Mining giant Rio Tinto to slash 14,000 jobs

Mining group Rio Tinto has announced that it will cut 14,000 jobs in the face of falling mineral prices and a slowdown in world demand. Last month, competitor BHP Billiton decided not to buy the group due to worsening economic conditions.


AFP - Anglo-Australian mining giant Rio Tinto will slash thousands of jobs globally to cut its debt by 10 billion US dollars as it battles falling mineral prices and a worldwide slowdown, it said Wednesday.

The company said it would cut 8,500 contractor and 5,500 employee roles as it moves to reduce its debt by the end of 2009 to counter the rapidity and severity of the global financial crisis.

"Given the difficult and uncertain economic conditions, and the unprecedented rate of deterioration of our markets, our imperative is to maximise cash generation and pay down debt," chief executive Tom Albanese said.

"We will minimise our operating and capital costs to appropriately low levels until we see credible and meaningful signs of a recovery in our markets, but will retain our strategic growth options," he said in a statement.

"By taking these tough decisions now we will be well positioned when the recovery comes."

The global miner, which had been the object of a hostile takeover bid by BHP Billiton until the rival walked away from the deal last month, said it will reduce its net capital expenditure guidance for 2009 from 9 to 4 billion US dollars.

"There will be impacts on projects across the board and stakeholder engagements are currently underway," the company said in a statement.

"Some projects will be cancelled and others deferred until markets recover."

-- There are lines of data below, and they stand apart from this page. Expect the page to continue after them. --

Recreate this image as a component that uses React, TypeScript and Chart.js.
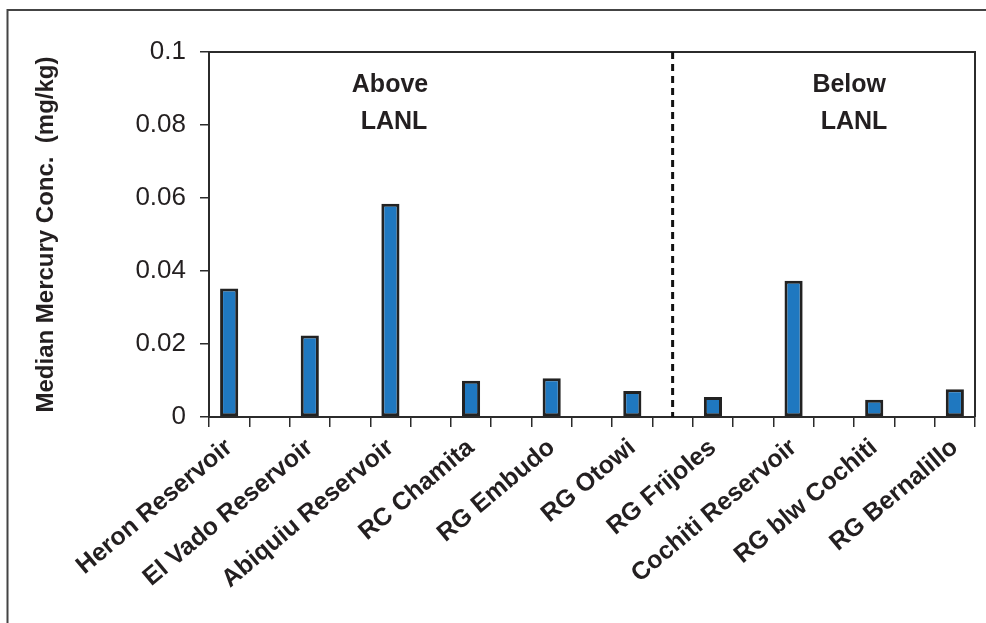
import React, { useEffect, useRef } from "react";
import { Chart, registerables } from "chart.js";

Chart.register(...registerables);

// ---- data ----
const sites = [
  "Heron Reservoir",
  "El Vado Reservoir",
  "Abiquiu Reservoir",
  "RC Chamita",
  "RG Embudo",
  "RG Otowi",
  "RG Frijoles",
  "Cochiti Reservoir",
  "RG blw Cochiti",
  "RG Bernalillo",
];
const medianMercury = [0.0352, 0.0223, 0.0584, 0.0099, 0.0106, 0.0071, 0.0055, 0.0373, 0.0047, 0.0076];
const yTickValues = [0, 0.02, 0.04, 0.06, 0.08, 0.1];
const dividerAfterSite = 5; // between RG Otowi and RG Frijoles
const regionTitles = ["Above", "Below"];
const regionSubtitle = "LANL";
const regionTitleSlots = [3.99, 15.38];
const regionSubtitleSlots = [4.09, 15.5];
const regionTitleValue = 0.091;
const regionSubtitleValue = 0.0807;
const yAxisTitle = "Median Mercury Conc.  (mg/kg)";

// slots: sites at even positions, blank gaps at odd positions
const slotLabels: string[] = [];
const slotValues: (number | null)[] = [];
sites.forEach((s, i) => {
  if (i > 0) {
    slotLabels.push("");
    slotValues.push(null);
  }
  slotLabels.push(s);
  slotValues.push(medianMercury[i]);
});
const dividerSlot = dividerAfterSite * 2 + 1;

const FONT = "'Liberation Sans', Arial, Helvetica, sans-serif";
const TEXT = "#231f20";
const LINE = "#2b2b2b";

const decor = {
  id: "decor",
  beforeDraw(chart: any) {
    const { ctx, width, height } = chart;
    ctx.save();
    ctx.fillStyle = "#ffffff";
    ctx.fillRect(0, 0, width, height);
    ctx.strokeStyle = "#444444";
    ctx.lineWidth = 2;
    ctx.beginPath();
    ctx.moveTo(7.5, height + 20);
    ctx.lineTo(7.5, 10);
    ctx.lineTo(width + 20, 10);
    ctx.stroke();
    ctx.restore();
  },
  afterDatasetsDraw(chart: any) {
    const { ctx, chartArea: a, scales } = chart;
    const x = scales.x;
    const y = scales.y;
    ctx.save();
    // plot box top & right
    ctx.strokeStyle = LINE;
    ctx.lineWidth = 2;
    ctx.beginPath();
    ctx.moveTo(a.left, a.top);
    ctx.lineTo(a.right, a.top);
    ctx.lineTo(a.right, a.bottom);
    ctx.stroke();
    // divider
    const dx = x.getPixelForValue(dividerSlot);
    ctx.strokeStyle = "#111111";
    ctx.lineWidth = 3;
    ctx.setLineDash([7, 5]);
    ctx.beginPath();
    ctx.moveTo(dx, y.getPixelForValue(yTickValues[yTickValues.length - 1]));
    ctx.lineTo(dx, y.getPixelForValue(0));
    ctx.stroke();
    ctx.setLineDash([]);
    // region annotations
    ctx.fillStyle = TEXT;
    ctx.font = `bold 25px ${FONT}`;
    ctx.textAlign = "center";
    ctx.textBaseline = "middle";
    regionTitles.forEach((t, i) => {
      ctx.fillText(t, x.getPixelForValue(regionTitleSlots[i]), y.getPixelForValue(regionTitleValue));
      ctx.fillText(regionSubtitle, x.getPixelForValue(regionSubtitleSlots[i]), y.getPixelForValue(regionSubtitleValue));
    });
    ctx.restore();
  },
};

export default function App() {
  const ref = useRef<HTMLCanvasElement | null>(null);
  useEffect(() => {
    if (!ref.current) return;
    const chart = new Chart(ref.current, {
      type: "bar",
      data: {
        labels: slotLabels,
        datasets: [
          {
            data: slotValues,
            backgroundColor: "#1f78c0",
            borderColor: "#222222",
            borderWidth: 3,
            borderSkipped: false,
            categoryPercentage: 1,
            barPercentage: 0.45,
          },
        ],
      },
      options: {
        animation: false,
        responsive: false,
        maintainAspectRatio: false,
        devicePixelRatio: 1,
        layout: { padding: { top: 52, right: 11, left: 0, bottom: 0 } },
        plugins: {
          legend: { display: false },
          tooltip: { enabled: false },
        },
        scales: {
          x: {
            type: "category",
            offset: true,
            grid: {
              offset: true,
              drawOnChartArea: false,
              drawTicks: true,
              tickLength: 10,
              color: LINE,
              lineWidth: 1.5,
            },
            border: { display: true, color: LINE, width: 2 },
            ticks: {
              autoSkip: false,
              minRotation: 40,
              maxRotation: 40,
              padding: 6,
              color: TEXT,
              font: { family: FONT, size: 25, weight: "bold" },
            },
            afterFit(scale: any) {
              scale.height = 206;
            },
          },
          y: {
            min: 0,
            max: 0.1,
            grid: {
              drawOnChartArea: false,
              drawTicks: true,
              tickLength: 9,
              color: LINE,
              lineWidth: 1.5,
            },
            border: { display: true, color: LINE, width: 2 },
            afterBuildTicks(scale: any) {
              scale.ticks = yTickValues.map((v) => ({ value: v }));
            },
            ticks: {
              padding: 14,
              color: TEXT,
              font: { family: FONT, size: 26 },
              callback: (v: any) => String(parseFloat(Number(v).toFixed(2))),
            },
            title: {
              display: true,
              text: yAxisTitle,
              color: TEXT,
              font: { family: FONT, size: 24, weight: "bold" },
              padding: { top: 32, bottom: 0 },
            },
            afterFit(scale: any) {
              scale.width = 209;
            },
          },
        },
      },
      plugins: [decor],
    } as any);
    return () => chart.destroy();
  }, []);
  return (
    <div style={{ position: "absolute", left: 0, top: 0, width: 986, height: 623, overflow: "hidden" }}>
      <canvas ref={ref} width={986} height={623} style={{ display: "block", width: 986, height: 623 }} />
    </div>
  );
}
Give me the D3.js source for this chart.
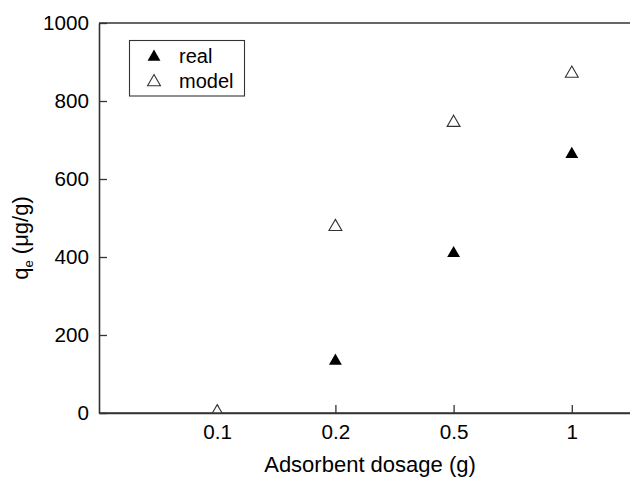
<!DOCTYPE html>
<html><head><meta charset="utf-8">
<script src="https://cdn.jsdelivr.net/npm/d3@7"></script>
<style>
body{margin:0;background:#fff;}
svg text{font-family:"Liberation Sans",Arial,sans-serif;fill:#000;}
.sx{transform-box:fill-box;transform-origin:center;transform:scaleX(1.06);}
</style>
</head><body>
<svg id="c" width="630" height="477"></svg>
<script>
const categories = ["0.1", "0.2", "0.5", "1"];
const realValues = [null, 136, 412, 666];
const modelValues = [5, 480, 747, 873];
const yTicks = [0, 200, 400, 600, 800, 1000];
const seriesNames = ["real", "model"];

const svg = d3.select("#c");
const m = {left: 99, top: 23, right: 690, bottom: 413};

const x = d3.scalePoint().domain(categories).range([m.left, m.right]).padding(1);
const y = d3.scaleLinear().domain([0, 1000]).range([m.bottom, m.top]);

const axisColor = "#333";

svg.append("clipPath").attr("id", "plotclip").append("rect")
  .attr("x", m.left).attr("y", m.top).attr("width", m.right - m.left).attr("height", m.bottom - m.top);

// x axis (inward ticks)
const gx = svg.append("g").attr("transform", `translate(0,${m.bottom})`)
  .call(d3.axisBottom(x).tickSize(-8).tickSizeOuter(0).tickPadding(12));
gx.select(".domain").attr("stroke", axisColor).attr("stroke-width", 1.6);
gx.selectAll(".tick line").attr("stroke", axisColor).attr("stroke-width", 1.3);
gx.selectAll(".tick text").attr("font-size", 19.5).attr("class", "sx").attr("dy", "0.71em");

// y axis
const gy = svg.append("g").attr("transform", `translate(${m.left},0)`)
  .call(d3.axisLeft(y).tickValues(yTicks).tickFormat(d3.format("d")).tickSize(-8).tickSizeOuter(0).tickPadding(10));
gy.select(".domain").attr("stroke", axisColor).attr("stroke-width", 1.6);
gy.selectAll(".tick line").attr("stroke", axisColor).attr("stroke-width", 1.3);
gy.selectAll(".tick text").attr("font-size", 19.5).attr("class", "sx")
  .attr("style", "transform-origin:right center");

// top frame line
svg.append("line").attr("x1", m.left).attr("x2", m.right).attr("y1", m.top).attr("y2", m.top)
  .attr("stroke", axisColor).attr("stroke-width", 1.6);

const tri = d3.symbol().type(d3.symbolTriangle).size(72);

const plot = svg.append("g").attr("clip-path", "url(#plotclip)");
// model (open)
plot.append("g").selectAll("path").data(categories.map((c, i) => [c, modelValues[i]]).filter(d => d[1] != null))
  .join("path").attr("d", tri)
  .attr("transform", d => `translate(${x(d[0])},${y(d[1]) + 1})`)
  .attr("fill", "#fff").attr("stroke", "#333").attr("stroke-width", 1.1);
// real (filled)
plot.append("g").selectAll("path").data(categories.map((c, i) => [c, realValues[i]]).filter(d => d[1] != null))
  .join("path").attr("d", tri)
  .attr("transform", d => `translate(${x(d[0])},${y(d[1]) + 1})`)
  .attr("fill", "#000");

// redraw x axis domain over low marker
svg.append("line").attr("x1", m.left).attr("x2", m.right).attr("y1", m.bottom).attr("y2", m.bottom)
  .attr("stroke", axisColor).attr("stroke-width", 1.6);

// legend
const lg = svg.append("g");
lg.append("rect").attr("x", 129.5).attr("y", 40.5).attr("width", 115).attr("height", 55.5)
  .attr("fill", "#fff").attr("stroke", "#333").attr("stroke-width", 1.1);
seriesNames.forEach((n, i) => {
  const yy = 56 + i * 25;
  lg.append("path").attr("d", tri).attr("transform", `translate(154,${yy + 1})`)
    .attr("fill", i === 0 ? "#000" : "#fff").attr("stroke", i === 0 ? "none" : "#333").attr("stroke-width", 1.1);
  lg.append("text").attr("x", 179).attr("y", yy).attr("dy", "0.35em").attr("font-size", 20).text(n);
});

// axis titles
svg.append("text").attr("x", 370).attr("y", 472).attr("text-anchor", "middle").attr("font-size", 22)
  .text("Adsorbent dosage (g)");

const yl = svg.append("text").attr("transform", "translate(28,238) rotate(-90)").attr("text-anchor", "middle")
  .attr("font-size", 22);
yl.append("tspan").text("q");
yl.append("tspan").attr("font-size", 13).attr("dy", 5).text("e");
yl.append("tspan").attr("dy", -5).text(" (\u03bcg/g)");
</script>
</body></html>
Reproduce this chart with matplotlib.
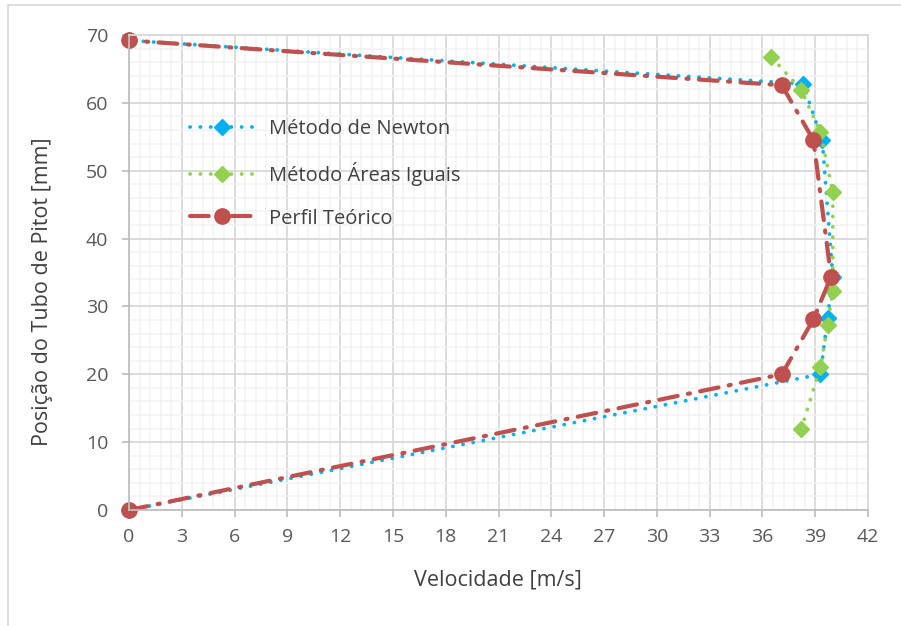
import matplotlib
matplotlib.use("Agg")
import matplotlib.pyplot as plt
from matplotlib.ticker import MultipleLocator
from matplotlib.patches import Rectangle

# dados
newton_vel = [0, 39.3, 39.7, 40.0, 39.4, 38.3, 0]
newton_pos = [0, 20.0, 28.3, 34.4, 54.5, 62.8, 69.2]

areas_vel = [38.2, 39.3, 39.7, 40.0, 40.0, 39.3, 38.2, 36.5]
areas_pos = [11.9, 21.1, 27.3, 32.3, 46.8, 55.7, 61.9, 66.8]

teorico_vel = [0, 37.1, 38.9, 39.9, 38.9, 37.1, 0]
teorico_pos = [0, 20.0, 28.1, 34.4, 54.5, 62.6, 69.2]

labels = ["Método de Newton", "Método Áreas Iguais", "Perfil Teórico"]

plt.rcParams['font.family'] = ['Open Sans', 'DejaVu Sans']

fig = plt.figure(figsize=(9.01, 6.26), dpi=100)
ax = fig.add_axes([129/901, 1 - 510/626, 739/901, 475/626])

# borda do gráfico (só topo e esquerda visíveis)
fig.patches.append(Rectangle((8/901, -0.1), 1.2, 1 - 5/626 + 0.1, transform=fig.transFigure,
                             fill=False, edgecolor='#D9D9D9', linewidth=1.2))

ax.plot(newton_vel, newton_pos, color='#00B0F0', linewidth=2.7,
        linestyle=(0, (0.05, 2.7)), dash_capstyle='round',
        marker='D', markersize=8, label=labels[0], clip_on=False)
ax.plot(areas_vel, areas_pos, color='#92D050', linewidth=2.7,
        linestyle=(0, (0.05, 2.7)), dash_capstyle='round',
        marker='D', markersize=8, label=labels[1], clip_on=False)
ax.plot(teorico_vel, teorico_pos, color='#C0504D', linewidth=3,
        linestyle=(0, (4.5, 2.5, 0.5, 2.5)), dash_capstyle='round',
        marker='o', markersize=11, label=labels[2], clip_on=False)

ax.set_xlim(0, 42)
ax.set_ylim(0, 70)
ax.xaxis.set_major_locator(MultipleLocator(3))
ax.xaxis.set_minor_locator(MultipleLocator(0.6))
ax.yaxis.set_major_locator(MultipleLocator(10))
ax.yaxis.set_minor_locator(MultipleLocator(2))

ax.grid(which='major', color='#D9D9D9', linewidth=1.3)
ax.grid(which='minor', color='#F2F2F2', linewidth=1.1)
ax.set_axisbelow(True)

for s in ['top', 'right']:
    ax.spines[s].set_color('#D9D9D9')
    ax.spines[s].set_linewidth(1.3)
for s in ['left', 'bottom']:
    ax.spines[s].set_color('#BFBFBF')
    ax.spines[s].set_linewidth(1.3)

ax.tick_params(which='major', direction='out', length=5, width=1.3, color='#BFBFBF',
               labelsize=14, labelcolor='#595959')
ax.tick_params(axis='x', pad=8)
ax.tick_params(axis='y', pad=10)
ax.tick_params(which='minor', length=0)

ax.set_xlabel('Velocidade [m/s]', fontsize=15.5, color='#404040')
ax.set_ylabel('Posição do Tubo de Pitot [mm]', fontsize=15.5, color='#404040')
ax.xaxis.set_label_coords(0.499, -0.147)
ax.xaxis.label.set_va('center')
ax.yaxis.set_label_coords(-0.1177, 0.46)
ax.yaxis.label.set_va('center')

leg = ax.legend(loc='upper left', bbox_to_anchor=((190-129)/739, (510-119)/475),
                frameon=False, fontsize=14.5, handlelength=3.2, handletextpad=0.7,
                labelspacing=1.13, borderaxespad=0, borderpad=0, numpoints=1)
for t in leg.get_texts():
    t.set_color('#404040')

fig.savefig('out.png', dpi=100)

The group will also reduce controllable operating costs by at least 2.5 billion US dollars per annum in 2010 and expand the scope of assets targeted for divestment, it said.

The world's biggest miner BHP Billiton walked away from its long-running campaign for Rio in late November, blaming the deepening financial crisis and falling commodity prices and citing Rio's debt levels as one concern.

At the time, Rio chairman Paul Skinner downplayed concerns about the debt, much of which relates to the company's 38 billion US dollar acquisition of Canadian aluminium producer Alcan.

"We are comfortable with our financial position, we are confident that our debt position is manageable," he said at the time.

Rio said it remained confident that the industrialisation of developing economies would continue to drive demand for metals and minerals in future years.

"The purpose of these measures announced today is to ensure that the Group is well positioned to exploit this underlying trend when the global economy recovers," it said.